Aim
Transcribe the full listing exactly, and drop every picture.

Data section

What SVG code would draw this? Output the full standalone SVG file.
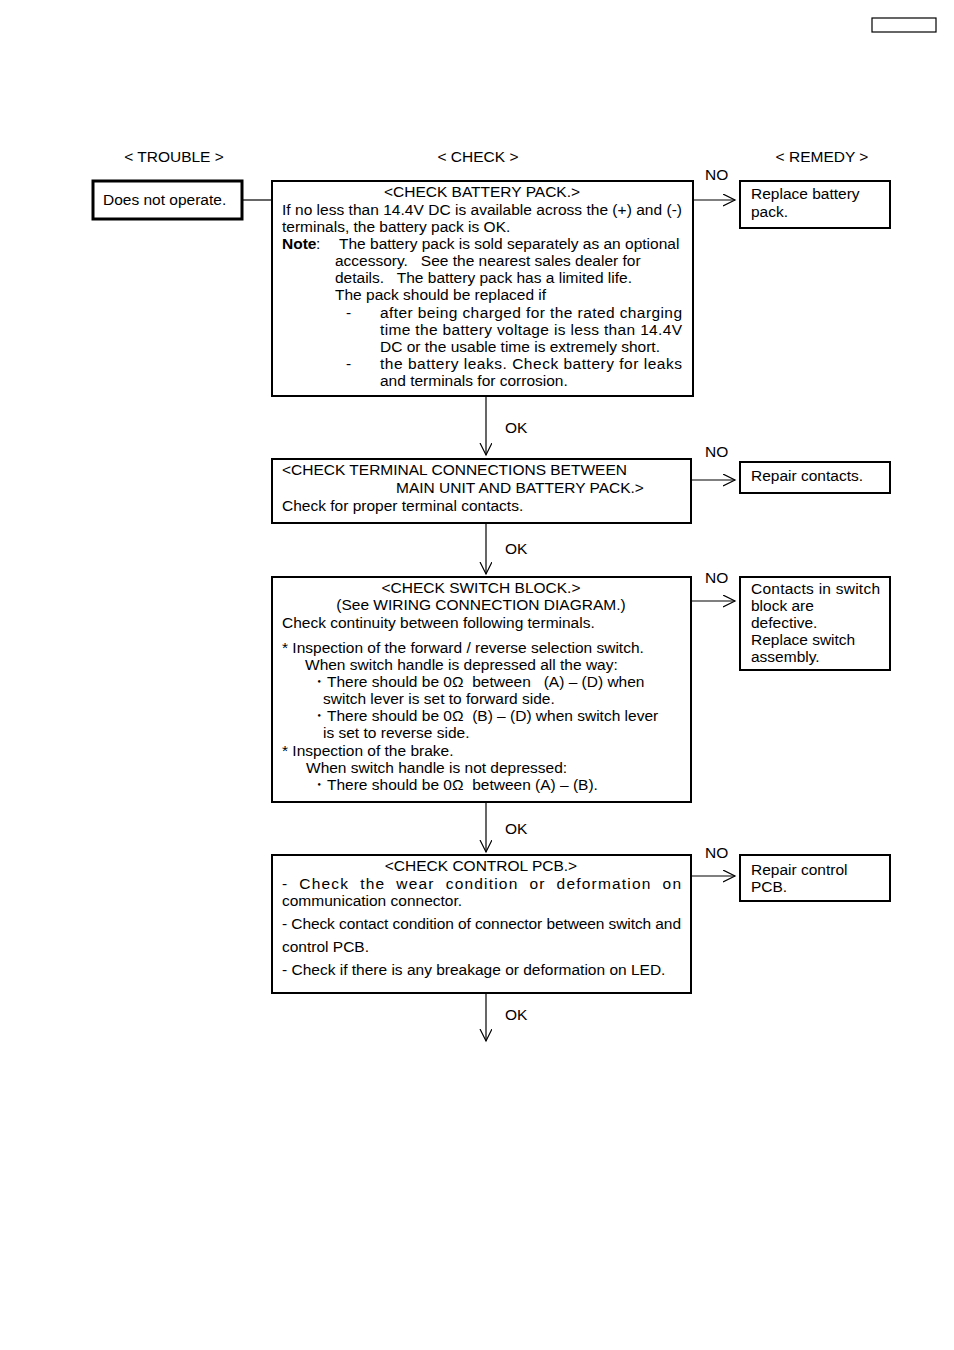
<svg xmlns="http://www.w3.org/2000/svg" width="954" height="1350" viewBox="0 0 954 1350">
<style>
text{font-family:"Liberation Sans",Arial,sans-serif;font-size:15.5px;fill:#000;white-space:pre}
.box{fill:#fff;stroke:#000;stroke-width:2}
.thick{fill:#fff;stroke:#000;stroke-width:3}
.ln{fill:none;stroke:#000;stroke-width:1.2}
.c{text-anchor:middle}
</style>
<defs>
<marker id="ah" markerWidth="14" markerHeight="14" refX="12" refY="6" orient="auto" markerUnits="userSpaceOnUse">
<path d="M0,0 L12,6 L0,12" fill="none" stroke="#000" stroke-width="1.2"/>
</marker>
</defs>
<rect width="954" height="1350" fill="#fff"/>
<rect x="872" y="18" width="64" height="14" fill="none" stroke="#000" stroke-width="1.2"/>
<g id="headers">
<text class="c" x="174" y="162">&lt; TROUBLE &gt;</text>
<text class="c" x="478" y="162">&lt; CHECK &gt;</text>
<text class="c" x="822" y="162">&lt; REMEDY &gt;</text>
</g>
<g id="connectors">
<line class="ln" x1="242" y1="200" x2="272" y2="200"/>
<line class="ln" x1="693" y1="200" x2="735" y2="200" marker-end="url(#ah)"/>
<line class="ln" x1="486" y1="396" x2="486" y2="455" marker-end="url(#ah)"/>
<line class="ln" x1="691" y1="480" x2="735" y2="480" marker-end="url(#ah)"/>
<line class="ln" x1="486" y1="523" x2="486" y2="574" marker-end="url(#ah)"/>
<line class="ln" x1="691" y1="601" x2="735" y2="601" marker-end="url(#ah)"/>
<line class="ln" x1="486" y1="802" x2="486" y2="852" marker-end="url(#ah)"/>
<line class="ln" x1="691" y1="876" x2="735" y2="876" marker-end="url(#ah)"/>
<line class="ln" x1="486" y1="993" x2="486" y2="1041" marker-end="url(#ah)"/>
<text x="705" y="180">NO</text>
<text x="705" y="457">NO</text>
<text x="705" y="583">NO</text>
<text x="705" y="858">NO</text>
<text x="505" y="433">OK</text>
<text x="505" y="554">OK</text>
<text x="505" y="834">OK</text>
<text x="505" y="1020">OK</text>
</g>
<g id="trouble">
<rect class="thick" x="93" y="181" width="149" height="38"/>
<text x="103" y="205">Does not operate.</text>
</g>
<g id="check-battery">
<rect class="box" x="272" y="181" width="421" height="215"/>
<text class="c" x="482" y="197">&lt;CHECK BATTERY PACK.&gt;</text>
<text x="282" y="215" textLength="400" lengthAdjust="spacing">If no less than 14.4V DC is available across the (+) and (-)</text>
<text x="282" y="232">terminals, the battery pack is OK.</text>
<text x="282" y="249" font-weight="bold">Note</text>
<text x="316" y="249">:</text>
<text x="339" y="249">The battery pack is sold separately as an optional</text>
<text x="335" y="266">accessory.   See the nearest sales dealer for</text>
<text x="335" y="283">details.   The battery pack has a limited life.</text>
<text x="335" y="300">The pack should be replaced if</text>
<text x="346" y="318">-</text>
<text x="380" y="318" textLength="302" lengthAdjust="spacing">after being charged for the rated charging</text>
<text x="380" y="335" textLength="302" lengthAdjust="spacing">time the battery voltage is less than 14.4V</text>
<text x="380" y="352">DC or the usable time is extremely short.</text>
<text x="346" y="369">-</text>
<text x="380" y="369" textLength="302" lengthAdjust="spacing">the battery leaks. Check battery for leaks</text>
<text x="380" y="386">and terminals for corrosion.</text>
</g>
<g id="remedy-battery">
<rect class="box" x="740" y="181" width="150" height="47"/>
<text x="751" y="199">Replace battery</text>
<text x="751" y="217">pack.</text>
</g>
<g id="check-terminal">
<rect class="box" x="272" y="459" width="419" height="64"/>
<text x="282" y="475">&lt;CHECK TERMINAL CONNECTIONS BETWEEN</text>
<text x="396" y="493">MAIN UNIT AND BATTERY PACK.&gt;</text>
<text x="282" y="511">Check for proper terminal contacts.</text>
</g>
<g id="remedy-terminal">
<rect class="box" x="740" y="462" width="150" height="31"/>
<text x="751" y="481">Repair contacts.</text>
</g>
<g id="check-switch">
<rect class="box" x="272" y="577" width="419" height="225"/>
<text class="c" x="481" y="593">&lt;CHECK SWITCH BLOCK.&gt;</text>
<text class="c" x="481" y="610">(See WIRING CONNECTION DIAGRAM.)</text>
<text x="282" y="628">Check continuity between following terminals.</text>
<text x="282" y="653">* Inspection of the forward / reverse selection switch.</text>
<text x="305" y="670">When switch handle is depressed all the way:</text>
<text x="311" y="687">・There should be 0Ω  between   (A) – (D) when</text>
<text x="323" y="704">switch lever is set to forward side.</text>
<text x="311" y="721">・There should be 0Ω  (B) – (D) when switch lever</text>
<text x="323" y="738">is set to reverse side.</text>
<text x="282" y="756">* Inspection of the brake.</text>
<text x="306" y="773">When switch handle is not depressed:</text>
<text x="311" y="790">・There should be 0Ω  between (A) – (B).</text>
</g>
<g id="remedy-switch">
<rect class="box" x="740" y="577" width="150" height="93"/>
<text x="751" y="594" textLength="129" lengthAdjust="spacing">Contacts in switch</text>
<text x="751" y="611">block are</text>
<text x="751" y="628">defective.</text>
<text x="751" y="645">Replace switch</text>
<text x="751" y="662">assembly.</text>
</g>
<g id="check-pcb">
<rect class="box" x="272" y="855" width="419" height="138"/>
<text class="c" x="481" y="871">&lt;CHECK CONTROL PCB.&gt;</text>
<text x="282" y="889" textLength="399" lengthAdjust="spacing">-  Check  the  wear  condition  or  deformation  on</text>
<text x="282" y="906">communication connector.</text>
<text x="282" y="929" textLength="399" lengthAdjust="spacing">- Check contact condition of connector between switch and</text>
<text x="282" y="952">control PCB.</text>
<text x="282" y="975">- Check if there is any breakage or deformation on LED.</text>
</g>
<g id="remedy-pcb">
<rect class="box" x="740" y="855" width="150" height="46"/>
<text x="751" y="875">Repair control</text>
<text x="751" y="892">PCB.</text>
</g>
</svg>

Task answer
What SVG code would draw this? Output the full standalone SVG file.
<svg xmlns="http://www.w3.org/2000/svg" width="954" height="1350" viewBox="0 0 954 1350">
<style>
text{font-family:"Liberation Sans",Arial,sans-serif;font-size:15.5px;fill:#000;white-space:pre}
.box{fill:#fff;stroke:#000;stroke-width:2}
.thick{fill:#fff;stroke:#000;stroke-width:3}
.ln{fill:none;stroke:#000;stroke-width:1.2}
.c{text-anchor:middle}
</style>
<defs>
<marker id="ah" markerWidth="14" markerHeight="14" refX="12" refY="6" orient="auto" markerUnits="userSpaceOnUse">
<path d="M0,0 L12,6 L0,12" fill="none" stroke="#000" stroke-width="1.2"/>
</marker>
</defs>
<rect width="954" height="1350" fill="#fff"/>
<rect x="872" y="18" width="64" height="14" fill="none" stroke="#000" stroke-width="1.2"/>
<g id="headers">
<text class="c" x="174" y="162">&lt; TROUBLE &gt;</text>
<text class="c" x="478" y="162">&lt; CHECK &gt;</text>
<text class="c" x="822" y="162">&lt; REMEDY &gt;</text>
</g>
<g id="connectors">
<line class="ln" x1="242" y1="200" x2="272" y2="200"/>
<line class="ln" x1="693" y1="200" x2="735" y2="200" marker-end="url(#ah)"/>
<line class="ln" x1="486" y1="396" x2="486" y2="455" marker-end="url(#ah)"/>
<line class="ln" x1="691" y1="480" x2="735" y2="480" marker-end="url(#ah)"/>
<line class="ln" x1="486" y1="523" x2="486" y2="574" marker-end="url(#ah)"/>
<line class="ln" x1="691" y1="601" x2="735" y2="601" marker-end="url(#ah)"/>
<line class="ln" x1="486" y1="802" x2="486" y2="852" marker-end="url(#ah)"/>
<line class="ln" x1="691" y1="876" x2="735" y2="876" marker-end="url(#ah)"/>
<line class="ln" x1="486" y1="993" x2="486" y2="1041" marker-end="url(#ah)"/>
<text x="705" y="180">NO</text>
<text x="705" y="457">NO</text>
<text x="705" y="583">NO</text>
<text x="705" y="858">NO</text>
<text x="505" y="433">OK</text>
<text x="505" y="554">OK</text>
<text x="505" y="834">OK</text>
<text x="505" y="1020">OK</text>
</g>
<g id="trouble">
<rect class="thick" x="93" y="181" width="149" height="38"/>
<text x="103" y="205">Does not operate.</text>
</g>
<g id="check-battery">
<rect class="box" x="272" y="181" width="421" height="215"/>
<text class="c" x="482" y="197">&lt;CHECK BATTERY PACK.&gt;</text>
<text x="282" y="215" textLength="400" lengthAdjust="spacing">If no less than 14.4V DC is available across the (+) and (-)</text>
<text x="282" y="232">terminals, the battery pack is OK.</text>
<text x="282" y="249" font-weight="bold">Note</text>
<text x="316" y="249">:</text>
<text x="339" y="249">The battery pack is sold separately as an optional</text>
<text x="335" y="266">accessory.   See the nearest sales dealer for</text>
<text x="335" y="283">details.   The battery pack has a limited life.</text>
<text x="335" y="300">The pack should be replaced if</text>
<text x="346" y="318">-</text>
<text x="380" y="318" textLength="302" lengthAdjust="spacing">after being charged for the rated charging</text>
<text x="380" y="335" textLength="302" lengthAdjust="spacing">time the battery voltage is less than 14.4V</text>
<text x="380" y="352">DC or the usable time is extremely short.</text>
<text x="346" y="369">-</text>
<text x="380" y="369" textLength="302" lengthAdjust="spacing">the battery leaks. Check battery for leaks</text>
<text x="380" y="386">and terminals for corrosion.</text>
</g>
<g id="remedy-battery">
<rect class="box" x="740" y="181" width="150" height="47"/>
<text x="751" y="199">Replace battery</text>
<text x="751" y="217">pack.</text>
</g>
<g id="check-terminal">
<rect class="box" x="272" y="459" width="419" height="64"/>
<text x="282" y="475">&lt;CHECK TERMINAL CONNECTIONS BETWEEN</text>
<text x="396" y="493">MAIN UNIT AND BATTERY PACK.&gt;</text>
<text x="282" y="511">Check for proper terminal contacts.</text>
</g>
<g id="remedy-terminal">
<rect class="box" x="740" y="462" width="150" height="31"/>
<text x="751" y="481">Repair contacts.</text>
</g>
<g id="check-switch">
<rect class="box" x="272" y="577" width="419" height="225"/>
<text class="c" x="481" y="593">&lt;CHECK SWITCH BLOCK.&gt;</text>
<text class="c" x="481" y="610">(See WIRING CONNECTION DIAGRAM.)</text>
<text x="282" y="628">Check continuity between following terminals.</text>
<text x="282" y="653">* Inspection of the forward / reverse selection switch.</text>
<text x="305" y="670">When switch handle is depressed all the way:</text>
<text x="311" y="687">・There should be 0Ω  between   (A) – (D) when</text>
<text x="323" y="704">switch lever is set to forward side.</text>
<text x="311" y="721">・There should be 0Ω  (B) – (D) when switch lever</text>
<text x="323" y="738">is set to reverse side.</text>
<text x="282" y="756">* Inspection of the brake.</text>
<text x="306" y="773">When switch handle is not depressed:</text>
<text x="311" y="790">・There should be 0Ω  between (A) – (B).</text>
</g>
<g id="remedy-switch">
<rect class="box" x="740" y="577" width="150" height="93"/>
<text x="751" y="594" textLength="129" lengthAdjust="spacing">Contacts in switch</text>
<text x="751" y="611">block are</text>
<text x="751" y="628">defective.</text>
<text x="751" y="645">Replace switch</text>
<text x="751" y="662">assembly.</text>
</g>
<g id="check-pcb">
<rect class="box" x="272" y="855" width="419" height="138"/>
<text class="c" x="481" y="871">&lt;CHECK CONTROL PCB.&gt;</text>
<text x="282" y="889" textLength="399" lengthAdjust="spacing">-  Check  the  wear  condition  or  deformation  on</text>
<text x="282" y="906">communication connector.</text>
<text x="282" y="929" textLength="399" lengthAdjust="spacing">- Check contact condition of connector between switch and</text>
<text x="282" y="952">control PCB.</text>
<text x="282" y="975">- Check if there is any breakage or deformation on LED.</text>
</g>
<g id="remedy-pcb">
<rect class="box" x="740" y="855" width="150" height="46"/>
<text x="751" y="875">Repair control</text>
<text x="751" y="892">PCB.</text>
</g>
</svg>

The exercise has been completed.